• _CHALLENGE_:
Nothing may be dropped or altered: reproduce all the data.

• _SOURCE MATERIAL_:
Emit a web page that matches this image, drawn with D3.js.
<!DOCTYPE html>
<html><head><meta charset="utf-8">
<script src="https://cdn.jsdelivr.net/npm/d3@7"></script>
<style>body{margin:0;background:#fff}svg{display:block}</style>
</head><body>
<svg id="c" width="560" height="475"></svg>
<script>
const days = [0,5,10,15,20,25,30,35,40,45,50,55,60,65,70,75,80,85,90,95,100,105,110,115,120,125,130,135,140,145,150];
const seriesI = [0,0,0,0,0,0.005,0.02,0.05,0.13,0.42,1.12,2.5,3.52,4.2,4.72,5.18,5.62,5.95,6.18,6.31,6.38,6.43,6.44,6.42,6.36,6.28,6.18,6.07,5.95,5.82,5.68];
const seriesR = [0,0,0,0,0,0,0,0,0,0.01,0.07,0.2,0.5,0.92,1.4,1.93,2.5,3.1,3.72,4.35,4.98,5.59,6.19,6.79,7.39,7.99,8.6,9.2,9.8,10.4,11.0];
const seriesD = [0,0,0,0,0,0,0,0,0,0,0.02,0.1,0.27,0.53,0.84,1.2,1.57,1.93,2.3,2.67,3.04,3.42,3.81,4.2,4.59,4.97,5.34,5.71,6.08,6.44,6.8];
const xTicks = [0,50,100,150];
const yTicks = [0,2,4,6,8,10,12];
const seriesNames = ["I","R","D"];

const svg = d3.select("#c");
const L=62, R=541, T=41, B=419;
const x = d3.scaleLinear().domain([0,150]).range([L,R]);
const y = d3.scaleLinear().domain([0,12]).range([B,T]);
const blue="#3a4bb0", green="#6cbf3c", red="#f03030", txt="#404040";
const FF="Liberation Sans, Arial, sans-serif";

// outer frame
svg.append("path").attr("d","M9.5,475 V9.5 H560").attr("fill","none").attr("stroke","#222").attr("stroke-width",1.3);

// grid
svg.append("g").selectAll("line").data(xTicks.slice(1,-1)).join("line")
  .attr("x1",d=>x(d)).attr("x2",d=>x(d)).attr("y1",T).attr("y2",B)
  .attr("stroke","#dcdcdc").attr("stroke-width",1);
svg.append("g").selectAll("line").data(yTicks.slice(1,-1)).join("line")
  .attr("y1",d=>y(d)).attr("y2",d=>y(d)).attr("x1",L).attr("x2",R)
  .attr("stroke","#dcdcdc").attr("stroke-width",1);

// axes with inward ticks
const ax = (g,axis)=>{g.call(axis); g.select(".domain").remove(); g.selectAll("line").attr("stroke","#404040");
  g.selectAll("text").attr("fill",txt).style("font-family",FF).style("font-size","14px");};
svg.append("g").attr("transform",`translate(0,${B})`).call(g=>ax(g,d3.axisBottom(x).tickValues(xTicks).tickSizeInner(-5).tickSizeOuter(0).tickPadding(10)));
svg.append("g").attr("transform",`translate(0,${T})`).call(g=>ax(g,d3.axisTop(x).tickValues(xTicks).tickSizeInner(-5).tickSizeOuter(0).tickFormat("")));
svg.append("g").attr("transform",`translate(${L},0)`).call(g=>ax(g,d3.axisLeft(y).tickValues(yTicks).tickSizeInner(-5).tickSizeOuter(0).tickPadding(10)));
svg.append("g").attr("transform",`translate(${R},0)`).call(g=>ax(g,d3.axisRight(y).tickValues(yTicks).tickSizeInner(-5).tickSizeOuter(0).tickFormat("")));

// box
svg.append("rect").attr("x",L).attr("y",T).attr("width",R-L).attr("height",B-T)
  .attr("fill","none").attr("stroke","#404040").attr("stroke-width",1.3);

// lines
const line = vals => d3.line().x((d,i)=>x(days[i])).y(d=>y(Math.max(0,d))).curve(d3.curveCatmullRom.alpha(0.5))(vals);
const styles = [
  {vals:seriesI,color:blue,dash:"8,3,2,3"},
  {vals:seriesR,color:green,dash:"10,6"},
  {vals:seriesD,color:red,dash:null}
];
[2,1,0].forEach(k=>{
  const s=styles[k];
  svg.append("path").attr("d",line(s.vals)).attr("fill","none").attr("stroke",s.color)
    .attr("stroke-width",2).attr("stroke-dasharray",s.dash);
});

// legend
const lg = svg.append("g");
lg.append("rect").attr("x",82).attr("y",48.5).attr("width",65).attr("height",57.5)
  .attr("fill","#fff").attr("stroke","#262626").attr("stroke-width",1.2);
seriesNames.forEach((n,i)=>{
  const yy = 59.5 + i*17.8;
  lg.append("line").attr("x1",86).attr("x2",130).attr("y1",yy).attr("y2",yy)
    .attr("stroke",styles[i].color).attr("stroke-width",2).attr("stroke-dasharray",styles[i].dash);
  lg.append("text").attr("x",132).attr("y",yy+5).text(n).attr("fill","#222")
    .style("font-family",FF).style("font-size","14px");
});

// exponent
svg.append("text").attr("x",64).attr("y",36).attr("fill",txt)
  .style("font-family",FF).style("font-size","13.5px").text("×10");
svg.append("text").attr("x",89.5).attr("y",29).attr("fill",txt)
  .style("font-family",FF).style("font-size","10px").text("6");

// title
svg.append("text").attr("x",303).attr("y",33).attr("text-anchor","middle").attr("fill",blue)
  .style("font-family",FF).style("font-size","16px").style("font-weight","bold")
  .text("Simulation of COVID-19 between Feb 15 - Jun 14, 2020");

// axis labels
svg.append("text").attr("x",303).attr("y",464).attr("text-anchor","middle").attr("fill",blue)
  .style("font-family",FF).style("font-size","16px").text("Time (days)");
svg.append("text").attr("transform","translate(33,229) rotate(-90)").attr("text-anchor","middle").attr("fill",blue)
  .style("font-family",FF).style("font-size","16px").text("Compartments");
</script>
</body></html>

• _FULL SOLUTION_:
Emit a web page that matches this image, drawn with D3.js.
<!DOCTYPE html>
<html><head><meta charset="utf-8">
<script src="https://cdn.jsdelivr.net/npm/d3@7"></script>
<style>body{margin:0;background:#fff}svg{display:block}</style>
</head><body>
<svg id="c" width="560" height="475"></svg>
<script>
const days = [0,5,10,15,20,25,30,35,40,45,50,55,60,65,70,75,80,85,90,95,100,105,110,115,120,125,130,135,140,145,150];
const seriesI = [0,0,0,0,0,0.005,0.02,0.05,0.13,0.42,1.12,2.5,3.52,4.2,4.72,5.18,5.62,5.95,6.18,6.31,6.38,6.43,6.44,6.42,6.36,6.28,6.18,6.07,5.95,5.82,5.68];
const seriesR = [0,0,0,0,0,0,0,0,0,0.01,0.07,0.2,0.5,0.92,1.4,1.93,2.5,3.1,3.72,4.35,4.98,5.59,6.19,6.79,7.39,7.99,8.6,9.2,9.8,10.4,11.0];
const seriesD = [0,0,0,0,0,0,0,0,0,0,0.02,0.1,0.27,0.53,0.84,1.2,1.57,1.93,2.3,2.67,3.04,3.42,3.81,4.2,4.59,4.97,5.34,5.71,6.08,6.44,6.8];
const xTicks = [0,50,100,150];
const yTicks = [0,2,4,6,8,10,12];
const seriesNames = ["I","R","D"];

const svg = d3.select("#c");
const L=62, R=541, T=41, B=419;
const x = d3.scaleLinear().domain([0,150]).range([L,R]);
const y = d3.scaleLinear().domain([0,12]).range([B,T]);
const blue="#3a4bb0", green="#6cbf3c", red="#f03030", txt="#404040";
const FF="Liberation Sans, Arial, sans-serif";

// outer frame
svg.append("path").attr("d","M9.5,475 V9.5 H560").attr("fill","none").attr("stroke","#222").attr("stroke-width",1.3);

// grid
svg.append("g").selectAll("line").data(xTicks.slice(1,-1)).join("line")
  .attr("x1",d=>x(d)).attr("x2",d=>x(d)).attr("y1",T).attr("y2",B)
  .attr("stroke","#dcdcdc").attr("stroke-width",1);
svg.append("g").selectAll("line").data(yTicks.slice(1,-1)).join("line")
  .attr("y1",d=>y(d)).attr("y2",d=>y(d)).attr("x1",L).attr("x2",R)
  .attr("stroke","#dcdcdc").attr("stroke-width",1);

// axes with inward ticks
const ax = (g,axis)=>{g.call(axis); g.select(".domain").remove(); g.selectAll("line").attr("stroke","#404040");
  g.selectAll("text").attr("fill",txt).style("font-family",FF).style("font-size","14px");};
svg.append("g").attr("transform",`translate(0,${B})`).call(g=>ax(g,d3.axisBottom(x).tickValues(xTicks).tickSizeInner(-5).tickSizeOuter(0).tickPadding(10)));
svg.append("g").attr("transform",`translate(0,${T})`).call(g=>ax(g,d3.axisTop(x).tickValues(xTicks).tickSizeInner(-5).tickSizeOuter(0).tickFormat("")));
svg.append("g").attr("transform",`translate(${L},0)`).call(g=>ax(g,d3.axisLeft(y).tickValues(yTicks).tickSizeInner(-5).tickSizeOuter(0).tickPadding(10)));
svg.append("g").attr("transform",`translate(${R},0)`).call(g=>ax(g,d3.axisRight(y).tickValues(yTicks).tickSizeInner(-5).tickSizeOuter(0).tickFormat("")));

// box
svg.append("rect").attr("x",L).attr("y",T).attr("width",R-L).attr("height",B-T)
  .attr("fill","none").attr("stroke","#404040").attr("stroke-width",1.3);

// lines
const line = vals => d3.line().x((d,i)=>x(days[i])).y(d=>y(Math.max(0,d))).curve(d3.curveCatmullRom.alpha(0.5))(vals);
const styles = [
  {vals:seriesI,color:blue,dash:"8,3,2,3"},
  {vals:seriesR,color:green,dash:"10,6"},
  {vals:seriesD,color:red,dash:null}
];
[2,1,0].forEach(k=>{
  const s=styles[k];
  svg.append("path").attr("d",line(s.vals)).attr("fill","none").attr("stroke",s.color)
    .attr("stroke-width",2).attr("stroke-dasharray",s.dash);
});

// legend
const lg = svg.append("g");
lg.append("rect").attr("x",82).attr("y",48.5).attr("width",65).attr("height",57.5)
  .attr("fill","#fff").attr("stroke","#262626").attr("stroke-width",1.2);
seriesNames.forEach((n,i)=>{
  const yy = 59.5 + i*17.8;
  lg.append("line").attr("x1",86).attr("x2",130).attr("y1",yy).attr("y2",yy)
    .attr("stroke",styles[i].color).attr("stroke-width",2).attr("stroke-dasharray",styles[i].dash);
  lg.append("text").attr("x",132).attr("y",yy+5).text(n).attr("fill","#222")
    .style("font-family",FF).style("font-size","14px");
});

// exponent
svg.append("text").attr("x",64).attr("y",36).attr("fill",txt)
  .style("font-family",FF).style("font-size","13.5px").text("×10");
svg.append("text").attr("x",89.5).attr("y",29).attr("fill",txt)
  .style("font-family",FF).style("font-size","10px").text("6");

// title
svg.append("text").attr("x",303).attr("y",33).attr("text-anchor","middle").attr("fill",blue)
  .style("font-family",FF).style("font-size","16px").style("font-weight","bold")
  .text("Simulation of COVID-19 between Feb 15 - Jun 14, 2020");

// axis labels
svg.append("text").attr("x",303).attr("y",464).attr("text-anchor","middle").attr("fill",blue)
  .style("font-family",FF).style("font-size","16px").text("Time (days)");
svg.append("text").attr("transform","translate(33,229) rotate(-90)").attr("text-anchor","middle").attr("fill",blue)
  .style("font-family",FF).style("font-size","16px").text("Compartments");
</script>
</body></html>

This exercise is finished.